The noise is a real problem as well. When there is a high-level wind blowing and the pond has little or no wind at the lower levels, the noise is quite irritating – even inside the cottage. This is a common occurrence, as the pond is situated in a mountain bowl. The sound is the same as a jet flying overhead, consistently present. The star-filled night sky is now interrupted with constantly blinking red tower lights. Patriot was asked to consider night lighting that came on only when planes were in the vicinity, which is an available technology. They refused to do so, based on cost. The town did not press the issue.

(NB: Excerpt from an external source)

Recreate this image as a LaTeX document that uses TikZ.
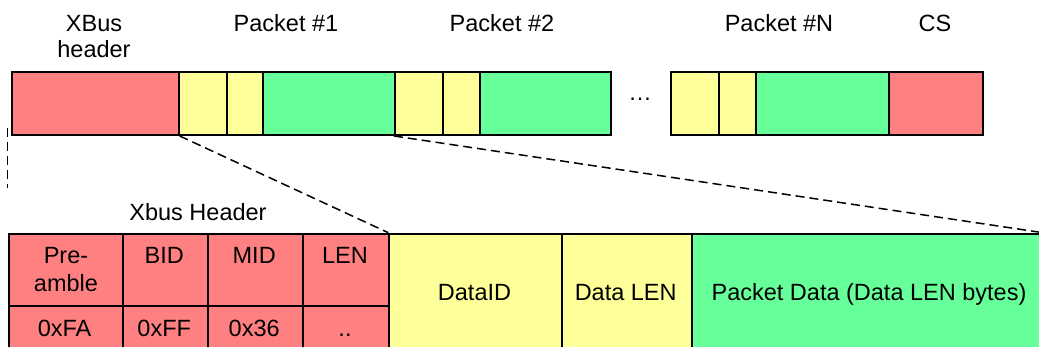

Most arguments pro and con are subjective. I would like to provide very objective data for your consideration. We began Androscoggin Home Rentals in 1996 as a vacation rental business. The camp became one of our rental properties for summer vacations. We have consistently rented the cabin between 7 and 10 weeks each summer/fall. The remote area, no electricity, serene, private location and great mountain views were our advertising promotional points. Even with a bad economy for the past several years, we have done very well with summer rentals. This past summer, however, with the presence of the towers, was quite a different scenario. The loss of business at our rental property was dramatic. Our revenue at the camp was off by 60 percent over the income from 2011. It was off by 50 percent the two years prior to that. The rest of our rentals all did better last summer, so the economy was not the factor. Our advertising was not to blame as we took the positive spin and ended our description of the property by saying “Experience a true off the grid experience with a twist. Our southwest views are of a modern wind farm supplying green energy to the rest of New England.” This loss of income is not a subjective finding. There are hard facts to support this business loss. As property owners, we are not the only one saying, “Not in my backyard.” So are the vacationers, who many of us depend upon for our livelihood.

We strongly urge residents to approve a wind ordinance before further damage is done.